AIM OF THE TASK:
Nothing in the data should change when you return it, but leave the pictures out.

COLLECTED MATERIAL:
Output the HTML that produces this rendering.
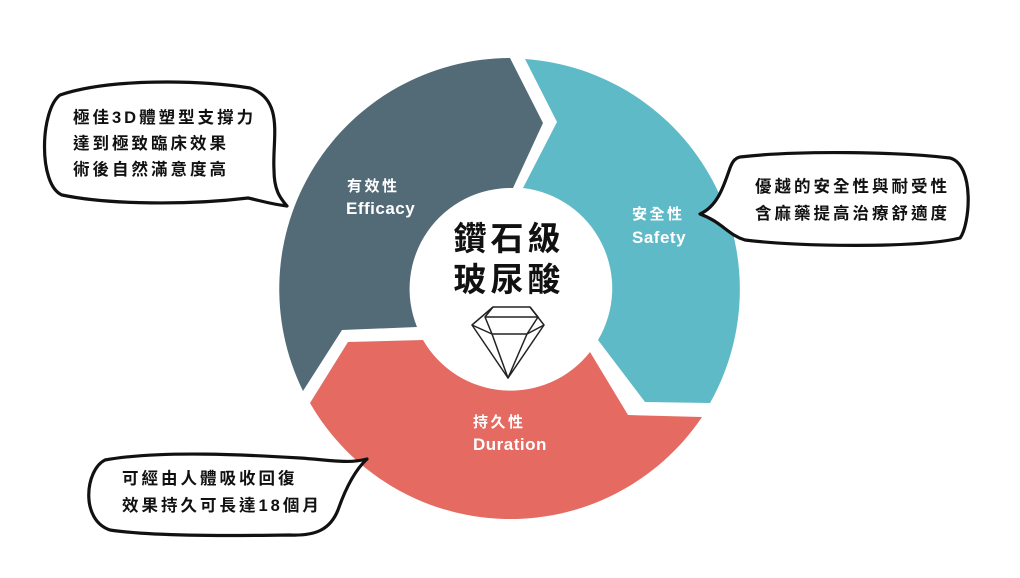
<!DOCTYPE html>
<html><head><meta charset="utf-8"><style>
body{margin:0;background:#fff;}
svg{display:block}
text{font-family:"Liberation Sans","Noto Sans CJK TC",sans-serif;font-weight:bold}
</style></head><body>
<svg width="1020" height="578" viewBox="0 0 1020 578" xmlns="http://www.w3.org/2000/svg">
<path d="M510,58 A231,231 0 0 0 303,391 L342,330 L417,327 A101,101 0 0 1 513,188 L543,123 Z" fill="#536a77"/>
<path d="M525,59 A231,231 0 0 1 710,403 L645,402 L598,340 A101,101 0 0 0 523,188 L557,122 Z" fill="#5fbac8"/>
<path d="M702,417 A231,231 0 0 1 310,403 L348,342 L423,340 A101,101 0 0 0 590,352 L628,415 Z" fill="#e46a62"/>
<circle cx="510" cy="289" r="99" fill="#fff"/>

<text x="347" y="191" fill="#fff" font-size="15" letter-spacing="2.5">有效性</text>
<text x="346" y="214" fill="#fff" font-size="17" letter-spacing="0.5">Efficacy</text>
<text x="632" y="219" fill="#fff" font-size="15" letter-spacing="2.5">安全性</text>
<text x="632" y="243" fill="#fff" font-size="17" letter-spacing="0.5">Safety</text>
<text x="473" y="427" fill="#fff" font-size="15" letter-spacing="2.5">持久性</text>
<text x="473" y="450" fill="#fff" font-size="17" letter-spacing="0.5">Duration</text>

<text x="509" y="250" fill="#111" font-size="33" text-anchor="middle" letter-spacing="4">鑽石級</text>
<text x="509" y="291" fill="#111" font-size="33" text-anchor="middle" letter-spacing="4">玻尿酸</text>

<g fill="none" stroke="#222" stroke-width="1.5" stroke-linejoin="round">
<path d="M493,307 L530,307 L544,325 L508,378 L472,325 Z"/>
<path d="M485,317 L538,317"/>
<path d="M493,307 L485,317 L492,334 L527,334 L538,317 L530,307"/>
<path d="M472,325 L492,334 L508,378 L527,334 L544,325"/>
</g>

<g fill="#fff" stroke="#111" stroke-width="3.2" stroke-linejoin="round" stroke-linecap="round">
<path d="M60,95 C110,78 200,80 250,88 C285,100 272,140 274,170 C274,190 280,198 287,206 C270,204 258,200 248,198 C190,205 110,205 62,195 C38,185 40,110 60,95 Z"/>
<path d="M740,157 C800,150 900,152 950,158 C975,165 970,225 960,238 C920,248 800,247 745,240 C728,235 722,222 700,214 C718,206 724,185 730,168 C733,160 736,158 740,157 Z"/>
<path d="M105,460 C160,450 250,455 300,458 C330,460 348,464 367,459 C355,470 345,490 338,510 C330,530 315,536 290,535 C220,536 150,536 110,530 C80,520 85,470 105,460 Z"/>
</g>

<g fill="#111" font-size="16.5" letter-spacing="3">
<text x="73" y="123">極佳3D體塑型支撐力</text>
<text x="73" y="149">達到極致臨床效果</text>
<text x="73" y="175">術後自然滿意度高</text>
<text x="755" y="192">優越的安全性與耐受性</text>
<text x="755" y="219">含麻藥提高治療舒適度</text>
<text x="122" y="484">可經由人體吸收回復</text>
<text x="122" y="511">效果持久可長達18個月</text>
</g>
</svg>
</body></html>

CORRECT OUTPUT:
Output the HTML that produces this rendering.
<!DOCTYPE html>
<html><head><meta charset="utf-8"><style>
body{margin:0;background:#fff;}
svg{display:block}
text{font-family:"Liberation Sans","Noto Sans CJK TC",sans-serif;font-weight:bold}
</style></head><body>
<svg width="1020" height="578" viewBox="0 0 1020 578" xmlns="http://www.w3.org/2000/svg">
<path d="M510,58 A231,231 0 0 0 303,391 L342,330 L417,327 A101,101 0 0 1 513,188 L543,123 Z" fill="#536a77"/>
<path d="M525,59 A231,231 0 0 1 710,403 L645,402 L598,340 A101,101 0 0 0 523,188 L557,122 Z" fill="#5fbac8"/>
<path d="M702,417 A231,231 0 0 1 310,403 L348,342 L423,340 A101,101 0 0 0 590,352 L628,415 Z" fill="#e46a62"/>
<circle cx="510" cy="289" r="99" fill="#fff"/>

<text x="347" y="191" fill="#fff" font-size="15" letter-spacing="2.5">有效性</text>
<text x="346" y="214" fill="#fff" font-size="17" letter-spacing="0.5">Efficacy</text>
<text x="632" y="219" fill="#fff" font-size="15" letter-spacing="2.5">安全性</text>
<text x="632" y="243" fill="#fff" font-size="17" letter-spacing="0.5">Safety</text>
<text x="473" y="427" fill="#fff" font-size="15" letter-spacing="2.5">持久性</text>
<text x="473" y="450" fill="#fff" font-size="17" letter-spacing="0.5">Duration</text>

<text x="509" y="250" fill="#111" font-size="33" text-anchor="middle" letter-spacing="4">鑽石級</text>
<text x="509" y="291" fill="#111" font-size="33" text-anchor="middle" letter-spacing="4">玻尿酸</text>

<g fill="none" stroke="#222" stroke-width="1.5" stroke-linejoin="round">
<path d="M493,307 L530,307 L544,325 L508,378 L472,325 Z"/>
<path d="M485,317 L538,317"/>
<path d="M493,307 L485,317 L492,334 L527,334 L538,317 L530,307"/>
<path d="M472,325 L492,334 L508,378 L527,334 L544,325"/>
</g>

<g fill="#fff" stroke="#111" stroke-width="3.2" stroke-linejoin="round" stroke-linecap="round">
<path d="M60,95 C110,78 200,80 250,88 C285,100 272,140 274,170 C274,190 280,198 287,206 C270,204 258,200 248,198 C190,205 110,205 62,195 C38,185 40,110 60,95 Z"/>
<path d="M740,157 C800,150 900,152 950,158 C975,165 970,225 960,238 C920,248 800,247 745,240 C728,235 722,222 700,214 C718,206 724,185 730,168 C733,160 736,158 740,157 Z"/>
<path d="M105,460 C160,450 250,455 300,458 C330,460 348,464 367,459 C355,470 345,490 338,510 C330,530 315,536 290,535 C220,536 150,536 110,530 C80,520 85,470 105,460 Z"/>
</g>

<g fill="#111" font-size="16.5" letter-spacing="3">
<text x="73" y="123">極佳3D體塑型支撐力</text>
<text x="73" y="149">達到極致臨床效果</text>
<text x="73" y="175">術後自然滿意度高</text>
<text x="755" y="192">優越的安全性與耐受性</text>
<text x="755" y="219">含麻藥提高治療舒適度</text>
<text x="122" y="484">可經由人體吸收回復</text>
<text x="122" y="511">效果持久可長達18個月</text>
</g>
</svg>
</body></html>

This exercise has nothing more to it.